Recent comments in /f/Washington

Soosietyrell t1_japdc21 wrote

So Lake WA used to drain through the Black River to the Green and so to the Duwamish…. The Cedar flowed into the Black… Today, the BOEING runway in Renton is the old Black River bed…. https://en.wikipedia.org/wiki/Black_River_(Duwamish_River_tributary). The story is both sad and interesting IMHO, but when they built the ship canal, it dropped the water Level in Lake WA and the Black River mostly dried up… there are remnants….

16

Nixx_Mazda OP t1_jap60pi wrote

I think the main part of the North Fork is hidden behind the cliff in the foreground (trees/plains).

The main creek/river in the picture that is going off into the distance in the top left doesn't really have a name on maps I'm looking at, but it's next to Glacier Creek. It's probably part of Glacier Creek. Seems like it's big enough to be a river!

1

BavarianBaden t1_jaoxfqa wrote

Wow, amazing. Not sure how I haven’t seen this one before.

Interesting detail, assuming this wasn’t updated after 1857: The Snoqualmie Wagon Road, or Road #7 (7th road ever built in King County) can be seen on this map. The road documentation that I have shows that the Renton-Issaquah (or back then Black River-Squawk) portion was constructed just before 1860. The rest of the road (up to modern Fall City and Snoqualmie) was built in the early-late 1860s.
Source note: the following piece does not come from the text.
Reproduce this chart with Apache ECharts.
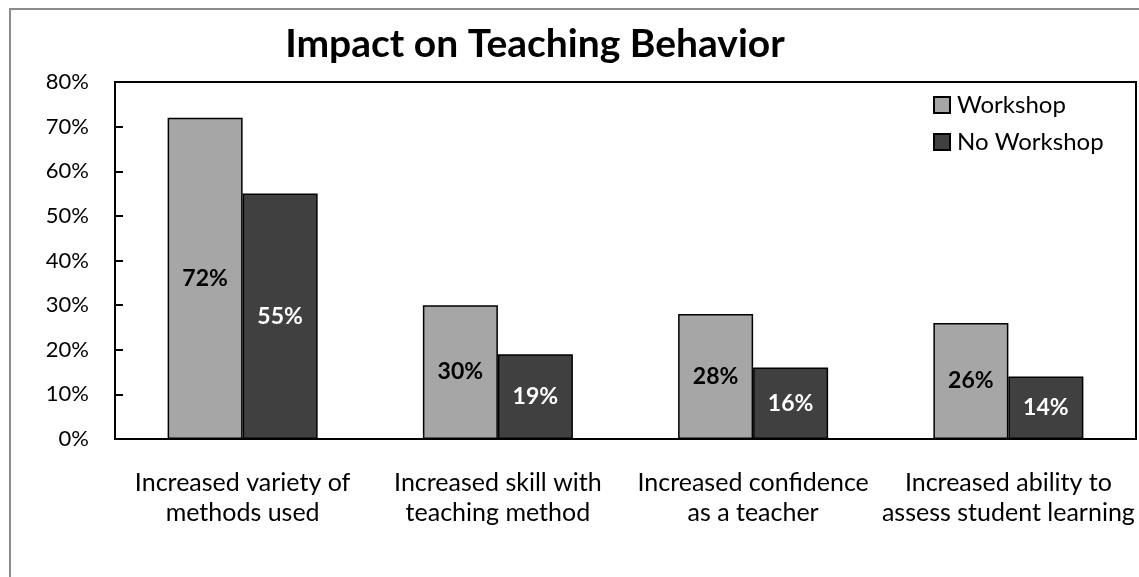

Since it isn’t a solid black line like the other proper roads, this seems to suggest that much of the route already existed as a trail prior to actual construction. Assuming that, it probably would have tied in nicely with the Cedar River trail, which (as far as I remember) in the 1850s as used by settlers, but I am also pretty sure it was an indian trail beforehand. Even if it weren’t a trail (it’s marked as one according to the legend), it would be an unimproved road.

Thanks for sharing! This is great stuff. Definitely will help with my research. As far as I can conclude right now, this seems to suggest the route was in existence in some form (indian trail, military trail? probably not used by settlers until proper road construction) all the way back in the 1850s.